## What the task asks
Skip the pictures, please, and write out exactly the lines from the opening of the data through the line containing "plt.rcParams['font.family'] = ['Liberation".

-- START --

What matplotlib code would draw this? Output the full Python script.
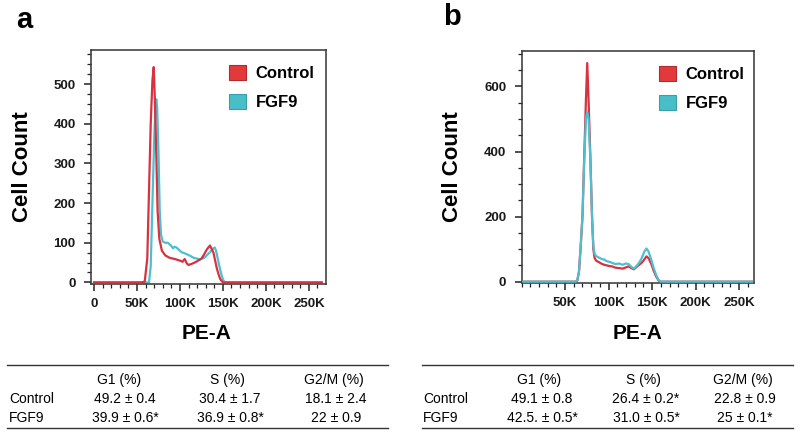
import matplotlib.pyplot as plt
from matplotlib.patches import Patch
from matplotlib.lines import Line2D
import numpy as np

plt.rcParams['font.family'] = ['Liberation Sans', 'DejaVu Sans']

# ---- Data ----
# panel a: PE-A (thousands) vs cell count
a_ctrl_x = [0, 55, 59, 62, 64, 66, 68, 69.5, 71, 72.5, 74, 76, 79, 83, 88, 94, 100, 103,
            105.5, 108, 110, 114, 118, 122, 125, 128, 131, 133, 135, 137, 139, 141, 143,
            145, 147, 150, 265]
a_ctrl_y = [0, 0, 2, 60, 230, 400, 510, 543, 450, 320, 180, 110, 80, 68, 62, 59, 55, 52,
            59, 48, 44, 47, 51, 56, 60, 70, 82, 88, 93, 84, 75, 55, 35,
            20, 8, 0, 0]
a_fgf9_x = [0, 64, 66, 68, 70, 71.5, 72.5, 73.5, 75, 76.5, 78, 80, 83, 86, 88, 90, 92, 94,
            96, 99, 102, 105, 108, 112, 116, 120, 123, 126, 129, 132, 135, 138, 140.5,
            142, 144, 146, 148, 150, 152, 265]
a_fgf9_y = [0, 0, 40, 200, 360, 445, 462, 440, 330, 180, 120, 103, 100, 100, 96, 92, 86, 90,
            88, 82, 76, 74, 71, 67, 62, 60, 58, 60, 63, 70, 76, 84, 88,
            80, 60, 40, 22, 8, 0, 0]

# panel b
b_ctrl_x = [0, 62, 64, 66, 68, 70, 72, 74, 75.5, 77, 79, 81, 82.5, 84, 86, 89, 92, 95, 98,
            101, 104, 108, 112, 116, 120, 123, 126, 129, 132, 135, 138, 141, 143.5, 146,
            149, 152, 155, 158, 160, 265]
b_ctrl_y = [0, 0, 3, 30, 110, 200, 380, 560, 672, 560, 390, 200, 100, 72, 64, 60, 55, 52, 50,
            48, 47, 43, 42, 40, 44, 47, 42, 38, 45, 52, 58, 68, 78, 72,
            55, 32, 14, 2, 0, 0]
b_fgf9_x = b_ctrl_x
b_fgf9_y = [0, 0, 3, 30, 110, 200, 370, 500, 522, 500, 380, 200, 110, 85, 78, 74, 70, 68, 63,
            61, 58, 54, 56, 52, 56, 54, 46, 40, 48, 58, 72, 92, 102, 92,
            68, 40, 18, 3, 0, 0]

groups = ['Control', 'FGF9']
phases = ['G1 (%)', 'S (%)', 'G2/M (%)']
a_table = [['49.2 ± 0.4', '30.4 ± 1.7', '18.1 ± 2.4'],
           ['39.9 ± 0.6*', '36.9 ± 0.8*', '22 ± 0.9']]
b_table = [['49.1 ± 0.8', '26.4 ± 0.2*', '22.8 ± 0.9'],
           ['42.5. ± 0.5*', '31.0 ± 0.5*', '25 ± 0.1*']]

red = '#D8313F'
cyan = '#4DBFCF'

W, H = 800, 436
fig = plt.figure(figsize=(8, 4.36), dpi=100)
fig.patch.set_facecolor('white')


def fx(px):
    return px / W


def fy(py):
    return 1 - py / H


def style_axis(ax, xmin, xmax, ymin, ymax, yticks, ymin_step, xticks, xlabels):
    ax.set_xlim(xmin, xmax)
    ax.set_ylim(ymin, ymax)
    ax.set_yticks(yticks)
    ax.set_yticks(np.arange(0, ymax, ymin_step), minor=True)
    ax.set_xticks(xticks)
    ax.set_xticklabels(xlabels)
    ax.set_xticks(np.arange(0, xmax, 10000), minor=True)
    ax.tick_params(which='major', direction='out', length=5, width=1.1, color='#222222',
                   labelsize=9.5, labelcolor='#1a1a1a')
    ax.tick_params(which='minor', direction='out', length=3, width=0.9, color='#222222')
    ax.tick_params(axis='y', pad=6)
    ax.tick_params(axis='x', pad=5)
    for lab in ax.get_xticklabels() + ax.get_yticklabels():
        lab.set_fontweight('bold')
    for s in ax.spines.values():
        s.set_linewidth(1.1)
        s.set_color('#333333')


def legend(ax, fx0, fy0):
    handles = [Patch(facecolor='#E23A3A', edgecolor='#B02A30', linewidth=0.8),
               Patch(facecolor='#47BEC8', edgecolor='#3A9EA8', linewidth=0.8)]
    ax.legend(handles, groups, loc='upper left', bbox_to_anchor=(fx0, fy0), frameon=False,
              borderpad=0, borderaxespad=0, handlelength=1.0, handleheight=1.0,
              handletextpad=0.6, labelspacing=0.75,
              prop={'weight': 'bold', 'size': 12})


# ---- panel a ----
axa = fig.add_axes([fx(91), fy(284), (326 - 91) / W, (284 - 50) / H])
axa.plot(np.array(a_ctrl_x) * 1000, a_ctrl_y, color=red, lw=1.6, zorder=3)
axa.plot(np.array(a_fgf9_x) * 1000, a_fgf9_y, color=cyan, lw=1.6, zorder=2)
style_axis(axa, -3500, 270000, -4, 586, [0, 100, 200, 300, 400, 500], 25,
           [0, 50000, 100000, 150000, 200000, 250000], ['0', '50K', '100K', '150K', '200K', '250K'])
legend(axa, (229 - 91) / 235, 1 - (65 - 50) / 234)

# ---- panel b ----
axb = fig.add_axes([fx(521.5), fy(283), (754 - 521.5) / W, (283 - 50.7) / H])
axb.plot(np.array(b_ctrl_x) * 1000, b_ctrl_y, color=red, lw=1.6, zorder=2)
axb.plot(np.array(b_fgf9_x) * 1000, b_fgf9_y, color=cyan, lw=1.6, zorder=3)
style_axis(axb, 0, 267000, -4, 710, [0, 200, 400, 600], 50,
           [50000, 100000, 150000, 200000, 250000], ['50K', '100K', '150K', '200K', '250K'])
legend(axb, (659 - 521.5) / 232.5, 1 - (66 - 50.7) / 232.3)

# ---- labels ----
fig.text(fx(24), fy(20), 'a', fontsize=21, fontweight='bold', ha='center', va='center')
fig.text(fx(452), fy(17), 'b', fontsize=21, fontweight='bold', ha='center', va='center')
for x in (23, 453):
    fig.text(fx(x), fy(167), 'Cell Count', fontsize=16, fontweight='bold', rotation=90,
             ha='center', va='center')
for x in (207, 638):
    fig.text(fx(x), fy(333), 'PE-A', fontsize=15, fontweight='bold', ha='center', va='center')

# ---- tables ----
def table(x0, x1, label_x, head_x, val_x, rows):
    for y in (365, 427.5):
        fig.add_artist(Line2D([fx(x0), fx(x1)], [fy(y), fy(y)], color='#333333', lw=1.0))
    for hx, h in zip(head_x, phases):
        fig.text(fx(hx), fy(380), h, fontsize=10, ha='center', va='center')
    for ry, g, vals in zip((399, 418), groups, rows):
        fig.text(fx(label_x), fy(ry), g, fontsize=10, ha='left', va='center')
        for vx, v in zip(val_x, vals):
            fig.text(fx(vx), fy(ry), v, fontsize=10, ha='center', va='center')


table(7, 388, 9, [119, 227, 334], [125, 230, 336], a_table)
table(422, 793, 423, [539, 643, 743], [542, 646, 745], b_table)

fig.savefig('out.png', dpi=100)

-- END --

## Solution to the exercise
What matplotlib code would draw this? Output the full Python script.
import matplotlib.pyplot as plt
from matplotlib.patches import Patch
from matplotlib.lines import Line2D
import numpy as np

plt.rcParams['font.family'] = ['Liberation Sans', 'DejaVu Sans']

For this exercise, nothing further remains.